As far as I am concerned, this is to a first approximation correct. There are lots of different kinds of virtual currencies. This is true. Bitcoin is only one way of implementing electronic money. This is also true. I did not intend to convey the idea that virtual currencies an electronic money are the same thing. But Simon raises an interesting point.
But what about the tens of thousands of listeners not as savvy as me who now think Paypal and Bitcoin are the same? Aren’t guys like you supposed to be “Thought leaders in digital money and digital identity”, which is why you get invited on shows like PM – because you’re supposed to know your stuff?
Well, indeed. And I would not want to mislead the public and certainly wouldn’t want PayPal users to panic and think that their money might be stolen by hackers at any time. But Simon made me think: should we “experts” be more careful in our choice of words around the general public, or doesn’t it matter? To people like me, or possibly only me, all of these word and phrases have very specific meanings. To me, electronic money and electronic cash are different. To me, virtual coins and virtual currencies are different. To me, complementary and alternative currencies are different. To me, an offline pre-authorised debit card is not the same as a prepaid card. And such is the tragic trajectory of my life, I know perfectly well that PayPal and credit cards and XBT are all utterly different, but I am comfortable with the umbrella term “electronic money” for all of them. But am I right to be?

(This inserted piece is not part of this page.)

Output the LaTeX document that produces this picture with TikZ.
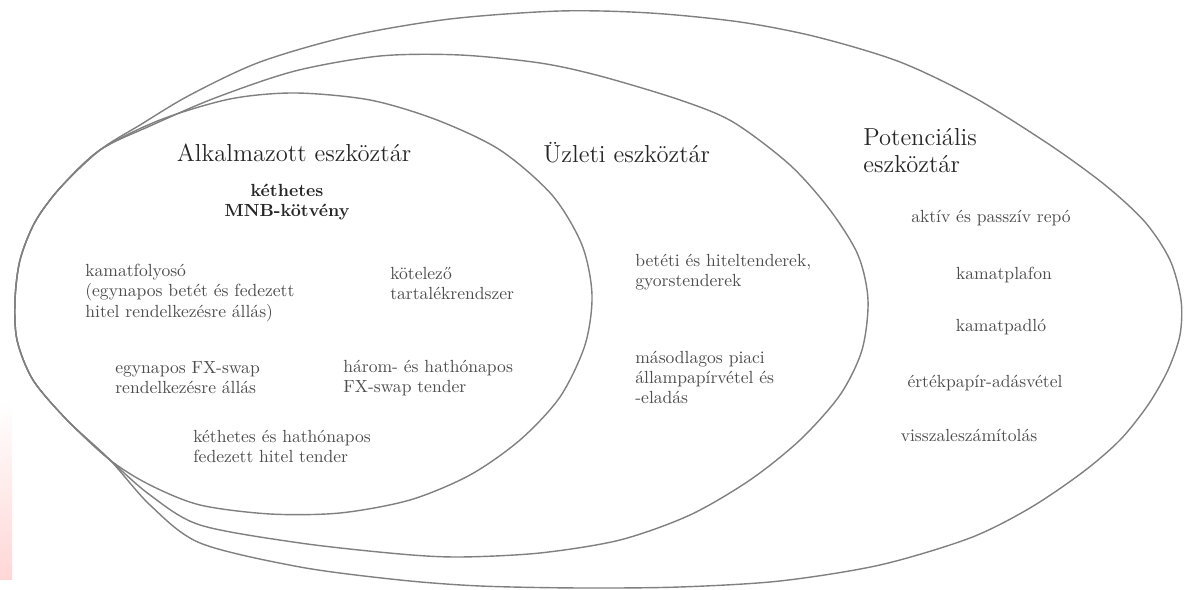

I thought we might have discussion about this in a coffee break at our annual Tomorrow’s Transactions Forum, which happens to be next month (run, don’t walk, to book yourself a delegate spot while there are some left), so I’ll invite Simon along to see if we can, between us, agree a common lexicon of sufficient brevity and wit to merit a briefing for interested media types. Any suggestions for the “five key terms” gratefully received.